[Problem] Make an exact copy of all the material below, apart from the pictures.

[Items]
%%

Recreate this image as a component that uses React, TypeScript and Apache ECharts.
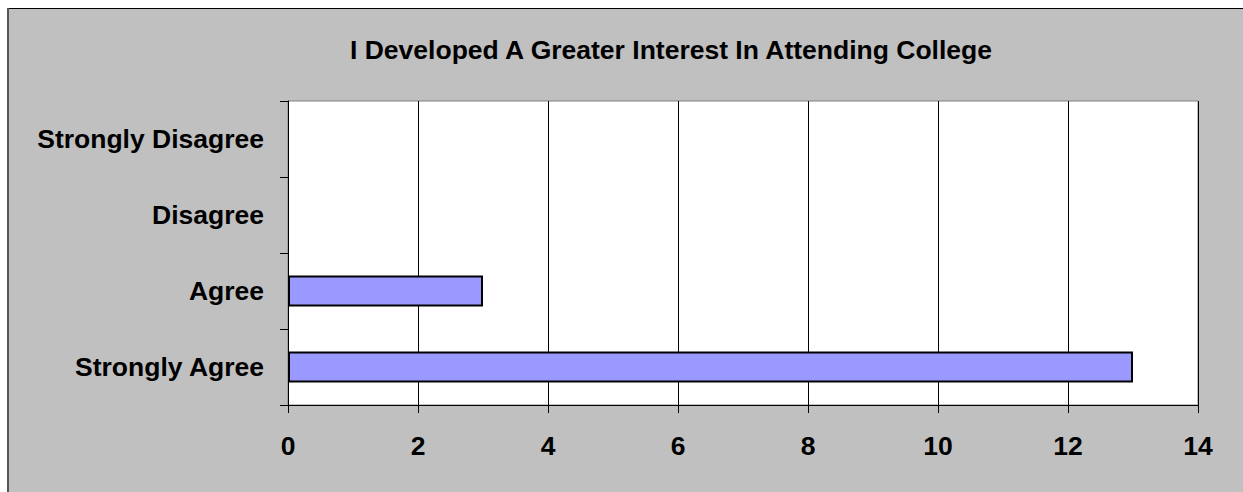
import React, { useEffect, useRef } from "react";
import * as echarts from "echarts";

const title = "I Developed A Greater Interest In Attending College";
const categories = ["Strongly Agree", "Agree", "Disagree", "Strongly Disagree"];
const values = [13, 3, 0, 0];
const xMin = 0;
const xMax = 14;
const xInterval = 2;

const FONT = "'Liberation Sans', Arial, sans-serif";
const FS = 26.5;

export default function App() {
  const ref = useRef<HTMLDivElement>(null);
  useEffect(() => {
    if (!ref.current) return;
    const chart = echarts.init(ref.current, null, { renderer: "svg" });
    chart.setOption({
      animation: false,
      backgroundColor: "#ffffff",
      graphic: [
        {
          type: "rect",
          z: -10,
          silent: true,
          shape: { x: 7, y: 8, width: 1300, height: 600 },
          style: { fill: "#C0C0C0" },
        },
        {
          type: "line",
          z: -9,
          silent: true,
          shape: { x1: 7, y1: 8.5, x2: 1243, y2: 8.5 },
          style: { stroke: "#000000", lineWidth: 1 },
        },
        {
          type: "line",
          z: -9,
          silent: true,
          shape: { x1: 8, y1: 8, x2: 8, y2: 492 },
          style: { stroke: "#555555", lineWidth: 2 },
        },
      ],
      title: {
        text: title,
        left: 345,
        top: 31,
        textStyle: { fontFamily: FONT, fontSize: FS, fontWeight: "bold", color: "#000" },
      },
      grid: {
        left: 288,
        right: 45,
        top: 101,
        bottom: 87,
        show: true,
        backgroundColor: "#ffffff",
        borderColor: "#808080",
        borderWidth: 1,
        containLabel: false,
      },
      xAxis: {
        type: "value",
        min: xMin,
        max: xMax,
        interval: xInterval,
        axisLine: { show: true, lineStyle: { color: "#000", width: 1 } },
        axisTick: { show: true, inside: false, length: 8, lineStyle: { color: "#000" } },
        splitLine: { show: true, lineStyle: { color: "#000", width: 1 } },
        axisLabel: {
          margin: 27,
          fontFamily: FONT,
          fontSize: FS,
          fontWeight: "bold",
          color: "#000",
        },
      },
      yAxis: {
        type: "category",
        data: categories,
        axisLine: { show: true, lineStyle: { color: "#000", width: 1 } },
        axisTick: { show: true, inside: false, length: 8, lineStyle: { color: "#000" } },
        splitLine: { show: false },
        axisLabel: {
          margin: 24,
          fontFamily: FONT,
          fontSize: FS,
          fontWeight: "bold",
          color: "#000",
        },
      },
      series: [
        {
          type: "bar",
          data: values.map((v) =>
            v === 0 ? { value: v, itemStyle: { borderWidth: 0 } } : v
          ),
          barWidth: 31,
          itemStyle: { color: "#9999FF", borderColor: "#000", borderWidth: 2 },
        },
      ],
    });
    return () => chart.dispose();
  }, []);
  return (
    <div
      ref={ref}
      style={{ position: "absolute", left: 0, top: 0, width: 1243, height: 492 }}
    />
  );
}
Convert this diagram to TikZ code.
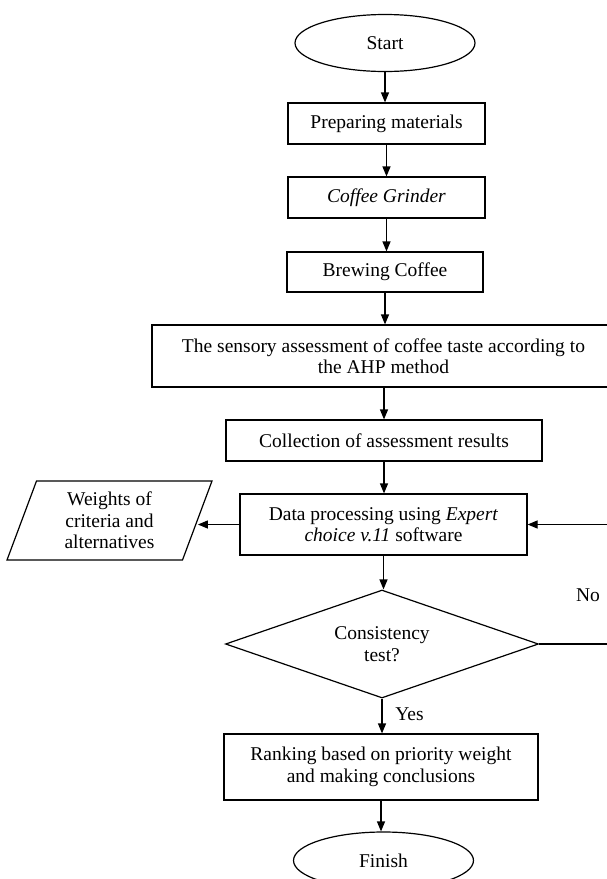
\documentclass[tikz,border=0pt]{standalone}
\usepackage{fontspec}
\setmainfont{Liberation Serif}
\usetikzlibrary{shapes.geometric,arrows.meta}

\tikzset{
  txt/.style={font=\fontsize{19.5}{21.5}\selectfont},
  proc/.style={txt,draw,line width=1.2pt,rectangle,align=center,inner sep=0pt},
  term/.style={txt,draw,line width=1.2pt,ellipse,inner sep=0pt,minimum width=180pt,minimum height=57pt},
  decide/.style={txt,draw,line width=1.2pt,diamond,aspect=2.9,inner sep=0pt,minimum width=313pt,minimum height=108pt,align=center},
  iobox/.style={txt,draw,line width=1.2pt,trapezium,trapezium left angle=62.6,trapezium right angle=117.4,trapezium stretches body,minimum width=205pt,minimum height=79pt,inner sep=0pt,align=center},
  arr/.style={line width=1.2pt,-{Triangle[length=10pt,width=8pt]}}
}

\begin{document}
\begin{tikzpicture}[x=1pt,y=-1pt]
\useasboundingbox (0,0) rectangle (607,879);

\node[term] (start) at (385,43) {Start};
\node[proc,minimum width=197pt,minimum height=41pt] (prep) at (386.5,123.5) {Preparing materials};
\node[proc,minimum width=197pt,minimum height=41pt] (grind) at (386.5,197.5) {\textit{Coffee Grinder}};
\node[proc,minimum width=196pt,minimum height=40pt] (brew) at (385,272) {Brewing Coffee};
\node[proc,minimum width=463pt,minimum height=62pt] (sens) at (383.5,356) {The sensory assessment of coffee taste according to\\the AHP method};
\node[proc,minimum width=316pt,minimum height=41pt] (collect) at (384,440.5) {Collection of assessment results};
\node[proc,minimum width=287pt,minimum height=61pt] (data) at (383.5,524.5) {Data processing using \textit{Expert}\\\textit{choice v.11} software};
\node[iobox] (weights) at (109.5,520.5) {Weights of\\criteria and\\alternatives};
\node[decide] (test) at (382,644) {Consistency\\test?};
\node[proc,minimum width=314pt,minimum height=66pt] (rank) at (381,767) {Ranking based on priority weight\\and making conclusions};
\node[term] (finish) at (383.5,860.5) {Finish};

\node[txt] (no) at (588,595) {No};
\node[txt] (yes) at (409.5,714) {Yes};
\coordinate (back) at (625,600);

\draw[arr] (start) -- (start |- prep.north);
\draw[arr] (prep) -- (prep |- grind.north);
\draw[arr] (grind) -- (grind |- brew.north);
\draw[arr] (brew) -- (brew |- sens.north);
\draw[arr] (collect |- sens.south) -- (collect);
\draw[arr] (collect) -- (collect |- data.north);
\draw[arr] (data.west) -- (data.west -| weights.east);
\draw[arr] (data) -- (data |- test.north);
\draw[arr] (test.east) -| (back) |- (data.east);
\draw[arr] (test) -- (test |- rank.north);
\draw[arr] (rank) -- (rank |- finish.north);

\end{tikzpicture}
\end{document}
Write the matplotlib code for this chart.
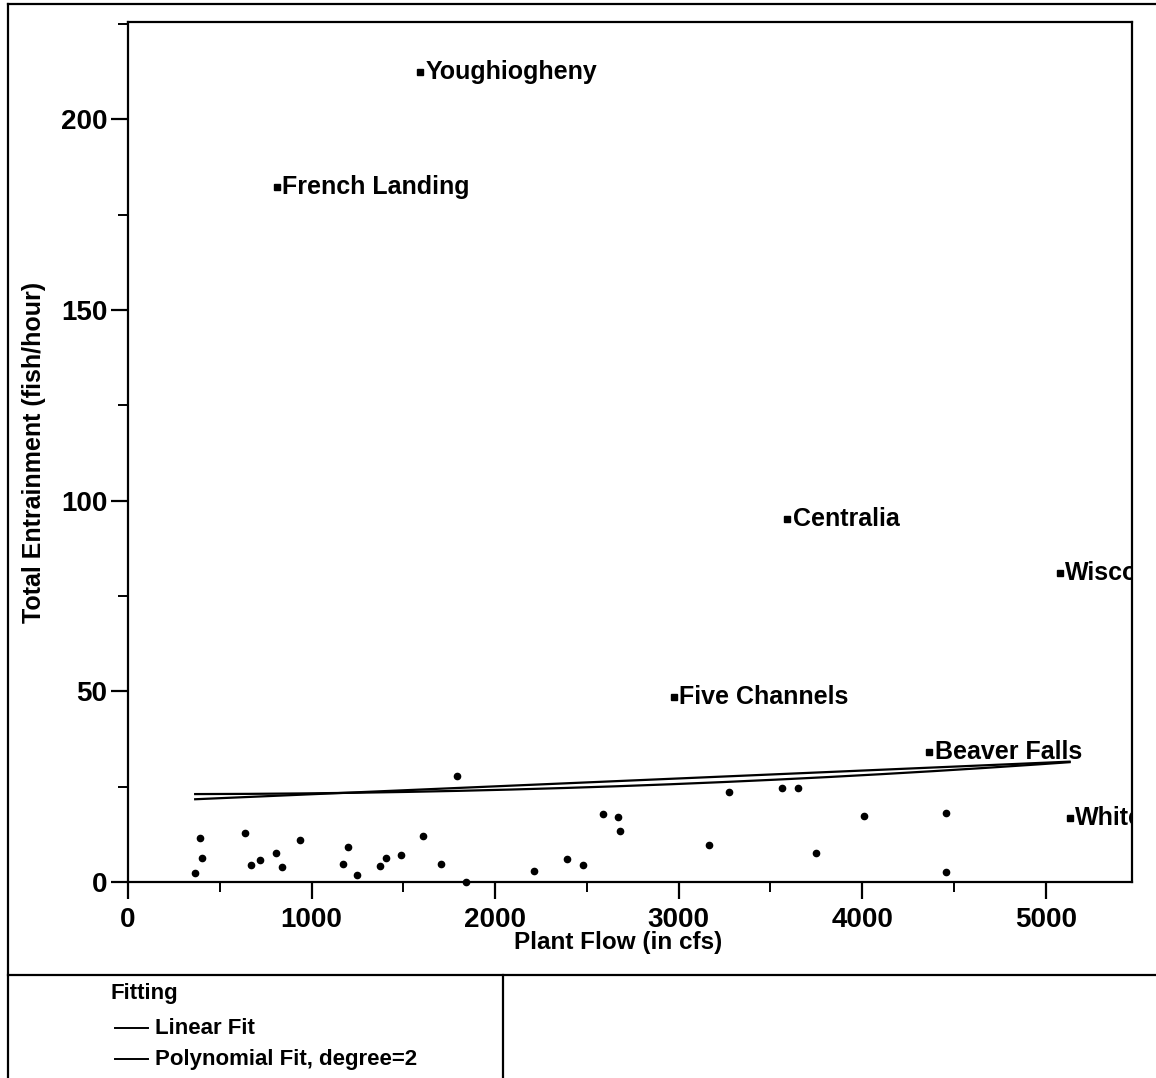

%%

[Task response]
Recreate this image as a component that uses React, TypeScript and Apache ECharts.
import React, { useEffect, useRef } from "react";
import * as echarts from "echarts";

const title = "I Developed A Greater Interest In Attending College";
const categories = ["Strongly Agree", "Agree", "Disagree", "Strongly Disagree"];
const values = [13, 3, 0, 0];
const xMin = 0;
const xMax = 14;
const xInterval = 2;

const FONT = "'Liberation Sans', Arial, sans-serif";
const FS = 26.5;

export default function App() {
  const ref = useRef<HTMLDivElement>(null);
  useEffect(() => {
    if (!ref.current) return;
    const chart = echarts.init(ref.current, null, { renderer: "svg" });
    chart.setOption({
      animation: false,
      backgroundColor: "#ffffff",
      graphic: [
        {
          type: "rect",
          z: -10,
          silent: true,
          shape: { x: 7, y: 8, width: 1300, height: 600 },
          style: { fill: "#C0C0C0" },
        },
        {
          type: "line",
          z: -9,
          silent: true,
          shape: { x1: 7, y1: 8.5, x2: 1243, y2: 8.5 },
          style: { stroke: "#000000", lineWidth: 1 },
        },
        {
          type: "line",
          z: -9,
          silent: true,
          shape: { x1: 8, y1: 8, x2: 8, y2: 492 },
          style: { stroke: "#555555", lineWidth: 2 },
        },
      ],
      title: {
        text: title,
        left: 345,
        top: 31,
        textStyle: { fontFamily: FONT, fontSize: FS, fontWeight: "bold", color: "#000" },
      },
      grid: {
        left: 288,
        right: 45,
        top: 101,
        bottom: 87,
        show: true,
        backgroundColor: "#ffffff",
        borderColor: "#808080",
        borderWidth: 1,
        containLabel: false,
      },
      xAxis: {
        type: "value",
        min: xMin,
        max: xMax,
        interval: xInterval,
        axisLine: { show: true, lineStyle: { color: "#000", width: 1 } },
        axisTick: { show: true, inside: false, length: 8, lineStyle: { color: "#000" } },
        splitLine: { show: true, lineStyle: { color: "#000", width: 1 } },
        axisLabel: {
          margin: 27,
          fontFamily: FONT,
          fontSize: FS,
          fontWeight: "bold",
          color: "#000",
        },
      },
      yAxis: {
        type: "category",
        data: categories,
        axisLine: { show: true, lineStyle: { color: "#000", width: 1 } },
        axisTick: { show: true, inside: false, length: 8, lineStyle: { color: "#000" } },
        splitLine: { show: false },
        axisLabel: {
          margin: 24,
          fontFamily: FONT,
          fontSize: FS,
          fontWeight: "bold",
          color: "#000",
        },
      },
      series: [
        {
          type: "bar",
          data: values.map((v) =>
            v === 0 ? { value: v, itemStyle: { borderWidth: 0 } } : v
          ),
          barWidth: 31,
          itemStyle: { color: "#9999FF", borderColor: "#000", borderWidth: 2 },
        },
      ],
    });
    return () => chart.dispose();
  }, []);
  return (
    <div
      ref={ref}
      style={{ position: "absolute", left: 0, top: 0, width: 1243, height: 492 }}
    />
  );
}
Convert this diagram to TikZ code.
\documentclass[tikz,border=0pt]{standalone}
\usepackage{fontspec}
\setmainfont{Liberation Serif}
\usetikzlibrary{shapes.geometric,arrows.meta}

\tikzset{
  txt/.style={font=\fontsize{19.5}{21.5}\selectfont},
  proc/.style={txt,draw,line width=1.2pt,rectangle,align=center,inner sep=0pt},
  term/.style={txt,draw,line width=1.2pt,ellipse,inner sep=0pt,minimum width=180pt,minimum height=57pt},
  decide/.style={txt,draw,line width=1.2pt,diamond,aspect=2.9,inner sep=0pt,minimum width=313pt,minimum height=108pt,align=center},
  iobox/.style={txt,draw,line width=1.2pt,trapezium,trapezium left angle=62.6,trapezium right angle=117.4,trapezium stretches body,minimum width=205pt,minimum height=79pt,inner sep=0pt,align=center},
  arr/.style={line width=1.2pt,-{Triangle[length=10pt,width=8pt]}}
}

\begin{document}
\begin{tikzpicture}[x=1pt,y=-1pt]
\useasboundingbox (0,0) rectangle (607,879);

\node[term] (start) at (385,43) {Start};
\node[proc,minimum width=197pt,minimum height=41pt] (prep) at (386.5,123.5) {Preparing materials};
\node[proc,minimum width=197pt,minimum height=41pt] (grind) at (386.5,197.5) {\textit{Coffee Grinder}};
\node[proc,minimum width=196pt,minimum height=40pt] (brew) at (385,272) {Brewing Coffee};
\node[proc,minimum width=463pt,minimum height=62pt] (sens) at (383.5,356) {The sensory assessment of coffee taste according to\\the AHP method};
\node[proc,minimum width=316pt,minimum height=41pt] (collect) at (384,440.5) {Collection of assessment results};
\node[proc,minimum width=287pt,minimum height=61pt] (data) at (383.5,524.5) {Data processing using \textit{Expert}\\\textit{choice v.11} software};
\node[iobox] (weights) at (109.5,520.5) {Weights of\\criteria and\\alternatives};
\node[decide] (test) at (382,644) {Consistency\\test?};
\node[proc,minimum width=314pt,minimum height=66pt] (rank) at (381,767) {Ranking based on priority weight\\and making conclusions};
\node[term] (finish) at (383.5,860.5) {Finish};

\node[txt] (no) at (588,595) {No};
\node[txt] (yes) at (409.5,714) {Yes};
\coordinate (back) at (625,600);

\draw[arr] (start) -- (start |- prep.north);
\draw[arr] (prep) -- (prep |- grind.north);
\draw[arr] (grind) -- (grind |- brew.north);
\draw[arr] (brew) -- (brew |- sens.north);
\draw[arr] (collect |- sens.south) -- (collect);
\draw[arr] (collect) -- (collect |- data.north);
\draw[arr] (data.west) -- (data.west -| weights.east);
\draw[arr] (data) -- (data |- test.north);
\draw[arr] (test.east) -| (back) |- (data.east);
\draw[arr] (test) -- (test |- rank.north);
\draw[arr] (rank) -- (rank |- finish.north);

\end{tikzpicture}
\end{document}
Write the matplotlib code for this chart.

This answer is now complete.